Die britische Wirtschaft ist im Frühjahr wegen der Corona-Pandemie in Rekordtempo abgestürzt. Das Bruttoinlandsprodukt (BIP) brach von April bis Juni um 20,4 Prozent zum Vorquartal ein, wie das Statistikamt am Mittwoch in London mitteilte. Kein anderes großes Industrieland hat ein so großes Minus gemeldet. Zum Vergleich: Die deutsche Wirtschaft schrumpfte im zweiten Quartal mit 10,1 Prozent nur etwa halb so stark. Da die britische Wirtschaft bereits im vorangegangenen Vierteljahr schrumpfte, befindet sie sich nun auch offiziell in der Rezession.
Die Pandemie hat Großbritannien besonders stark zugesetzt: Bislang wurden der Johns Hopkins University zufolge 313.394 Infektionen festgestellt, 46.611 starben an Covid-19. Die Regierung von Premierminister Boris Johnson hatte nach anfänglichem Zögern einen harten Lockdown durchgesetzt, der weite Teile der Wirtschaft zum Erliegen brachte.
Inzwischen gibt es aber auch Signale, dass die sechstgrößte Volkswirtschaft der Welt mit der Aufhebung vieler Beschränkungen wieder wächst. Im Juni allein legte sie um 8,7 Prozent zum Mai zu, wie das Statistikamt betonte. "Die Wirtschaft begann sich im Juni zu erholen", sagte Jonathan Athow vom Office for National Statistics. "Trotzdem liegt das BIP immer noch ein Sechstel unter dem Niveau vom Februar, bevor das Virus zuschlug."
Nach Prognose der britischen Notenbank wird das Bruttoinlandsprodukt dieses Jahr insgesamt um 9,5 Prozent fallen - ein Konjunktureinbruch, wie ihn Großbritannien seit rund 100 Jahren nicht mehr erlebt hat. Nächstes Jahr soll dann ein Wachstum von neun Prozent folgen.
Zahl der Beschäftigten bricht ein, Arbeitslosenrate bleibt dieselbe
Die Corona-Rezession hat im Frühjahr so viele Jobs in Großbritannien ausradiert wie seit der Finanzkrise 2009 nicht mehr. Die Zahl der Beschäftigten fiel von April bis Juni um 220.000, wie das Statistikamt am Dienstag in London mitteilte. Dabei gaben so viele Selbstständige auf wie nie zuvor, während die Zahl der Angestellten zunahm. Die Arbeitslosenquote blieb mit 3,9 Prozent unverändert. Allerdings haben viele Briten die Jobsuche aufgegeben und wurden deshalb nicht als arbeitslos registriert. Zudem gaben etwa 300.000 Personen an, dass sie beschäftigt waren, obwohl sie nicht arbeiteten und keinen Lohn erhielten - was bedeutet, dass die offizielle Arbeitslosenrate zu niedrig angesetzt ist.

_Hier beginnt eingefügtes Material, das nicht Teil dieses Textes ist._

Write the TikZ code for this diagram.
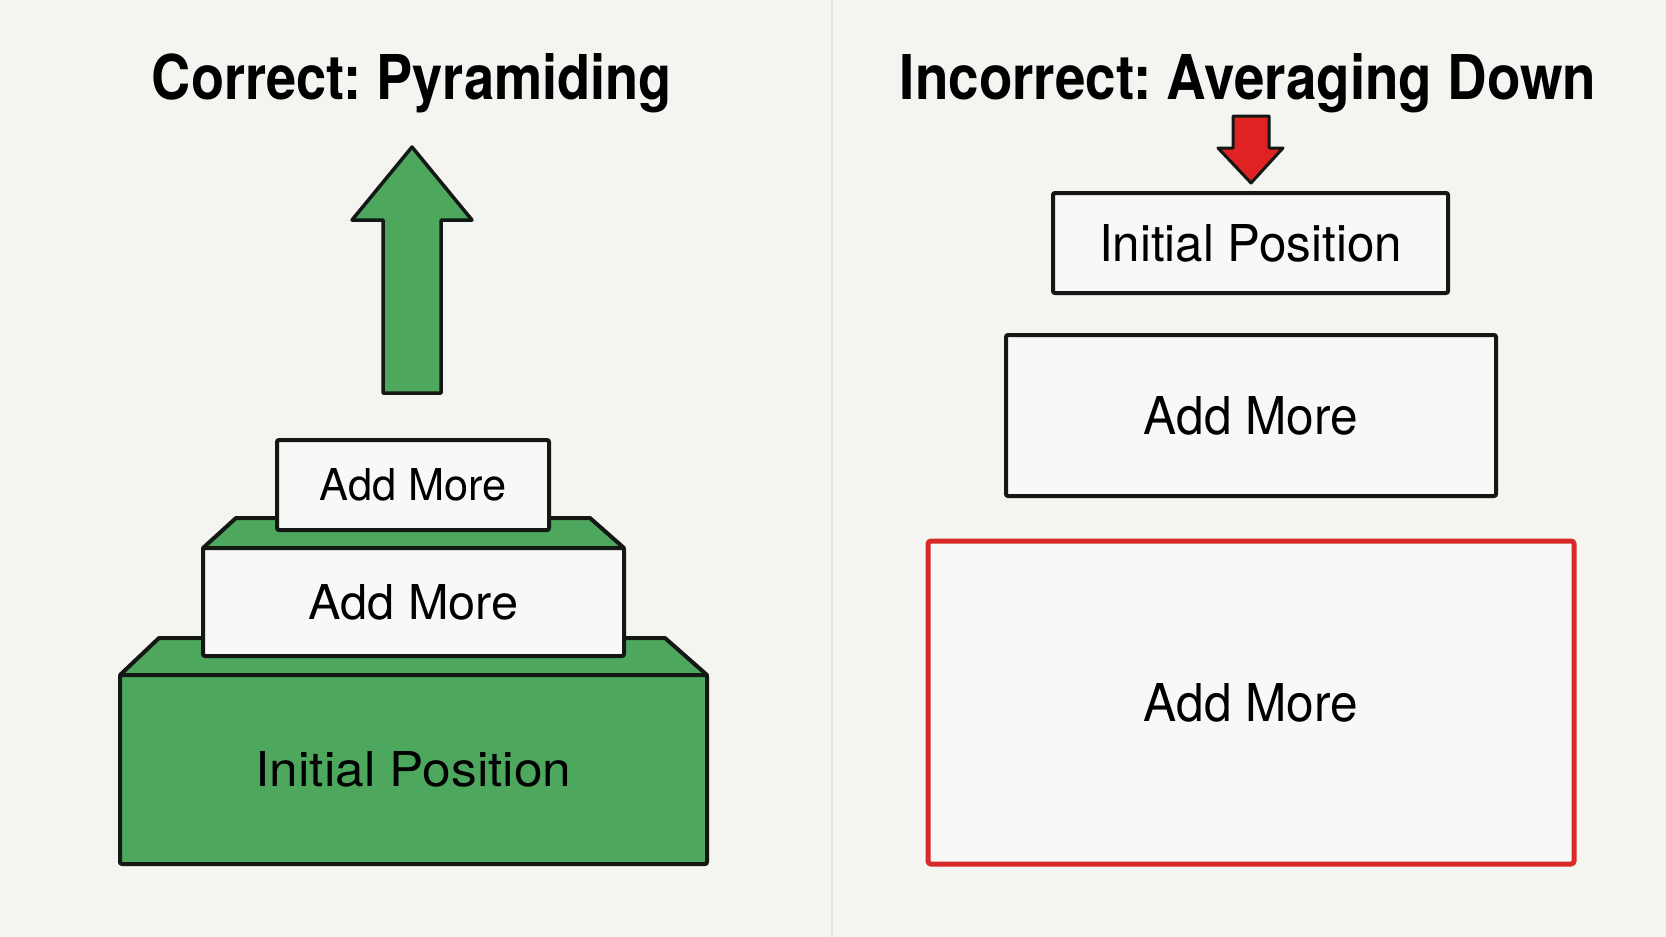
\documentclass[tikz,border=0pt]{standalone}
\usepackage{fontspec}
\setmainfont{TeX Gyre Heros}
\usepackage{graphicx}
\frenchspacing
\definecolor{bg}{HTML}{F4F4F1}
\definecolor{paper}{HTML}{F8F8F6}
\definecolor{ink}{HTML}{141814}
\definecolor{grn}{HTML}{4DA85E}
\definecolor{redline}{HTML}{D92A2A}
\definecolor{redfill}{HTML}{E02222}
\definecolor{divid}{HTML}{E4E4E1}
\newcommand\lbl[3]{\resizebox{#1}{#2}{#3}}
\begin{document}
\begin{tikzpicture}[x=1pt,y=-1pt,
  box/.style={draw=ink, line width=4pt, fill=paper, rounded corners=2pt, inner sep=0pt, outer sep=0pt},
  gbox/.style={box, fill=grn},
  redbox/.style={draw=redline, line width=5pt, fill=paper, rounded corners=3pt, inner sep=0pt, outer sep=0pt},
  platform/.style={draw=ink, fill=grn, line width=4pt, line join=round},
  blockarrow/.style={draw=ink, line width=3.5pt, line join=round},
  title/.style={anchor=base, inner sep=0pt, font=\bfseries},
  divline/.style={draw=divid, line width=2pt}]
\fill[bg] (0,0) rectangle (1666,937);
\useasboundingbox (0,0) rectangle (1666,937);
\draw[divline] (832,0) -- (832,937);

% titles
\node[title] (t1) at (412,99) {\lbl{520pt}{46pt}{Correct: Pyramiding}};
\node[title] (t2) at (1248,99) {\lbl{696pt}{46pt}{Incorrect: Averaging Down}};

% left: pyramid
\filldraw[blockarrow, fill=grn] (412,147) -- (472,220) -- (441,220) -- (441,393) -- (383,393) -- (383,220) -- (352,220) -- cycle;
\filldraw[platform] (120,675) -- (159,638) -- (665,638) -- (707,675) -- cycle;
\node[gbox, minimum width=587pt, minimum height=189pt] (ip) at (413.5,769.5) {\lbl{316pt}{35pt}{Initial Position}};
\filldraw[platform] (203,548) -- (236,518) -- (590,518) -- (624,548) -- cycle;
\node[box, minimum width=421pt, minimum height=108pt] (am2) at (413.5,602) {\lbl{210pt}{35pt}{Add More}};
\node[box, minimum width=272pt, minimum height=90pt] (am1) at (413,485) {\lbl{187pt}{32pt}{Add More}};

% right: averaging down
\filldraw[blockarrow, fill=redfill, line width=3pt] (1233,116) -- (1269,116) -- (1269,148) -- (1283,148) -- (1251,183) -- (1218,148) -- (1233,148) -- cycle;
\node[box, minimum width=395pt, minimum height=100pt] (rip) at (1250.5,243) {\lbl{303pt}{37pt}{Initial Position}};
\node[box, minimum width=490pt, minimum height=161pt] (ram1) at (1251,415.5) {\lbl{214pt}{38pt}{Add More}};
\node[redbox, minimum width=646pt, minimum height=323pt] (ram2) at (1251,702.5) {\lbl{214pt}{38pt}{Add More}};
\end{tikzpicture}
\end{document}
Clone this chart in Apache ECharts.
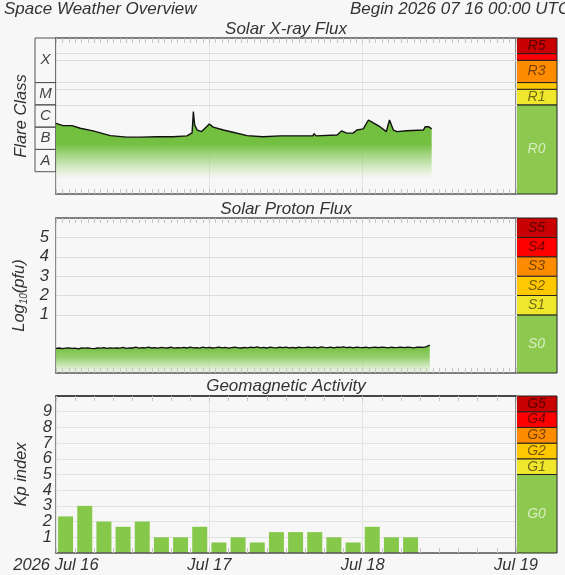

"Mir war immer klar, dass wir nicht jeden Arbeitsplatz schützen können", sagte Finanzminister Rihsi Sunak. Die Hilfsprogramme der Regierung würden aber wirken. Dadurch werde sichergestellt, "dass niemand ohne Hoffnung bleibt". Die Notenbank geht davon aus, dass sich die Arbeitslosenquote bis Jahresende auf 7,5 Prozent in etwa verdoppeln könnte.
Die Notenbank kündigte eine noch stärkere Unterstützung der Wirtschaft für den Fall an, dass sich die Konjunktur weiter abschwächt. Sollte es Anzeichen für eine "Dysfunktion" der Märkte geben, werde man handeln, sagte der stellvertretende Gouverneur Dave Ramsden der "Times". Die BoE habe noch deutlichen Spielraum. Die sei darauf vorbereitet, dann mehr als die bislang veranschlagten 745 Milliarden Pfund (830 Milliarden Euro) in die Wirtschaft zu pumpen. Wichtig sei, wie sich der Arbeitsmarkt entwickele. Einige Unternehmen würden die Krise nicht überstehen, und es würden Jobs verloren gehen.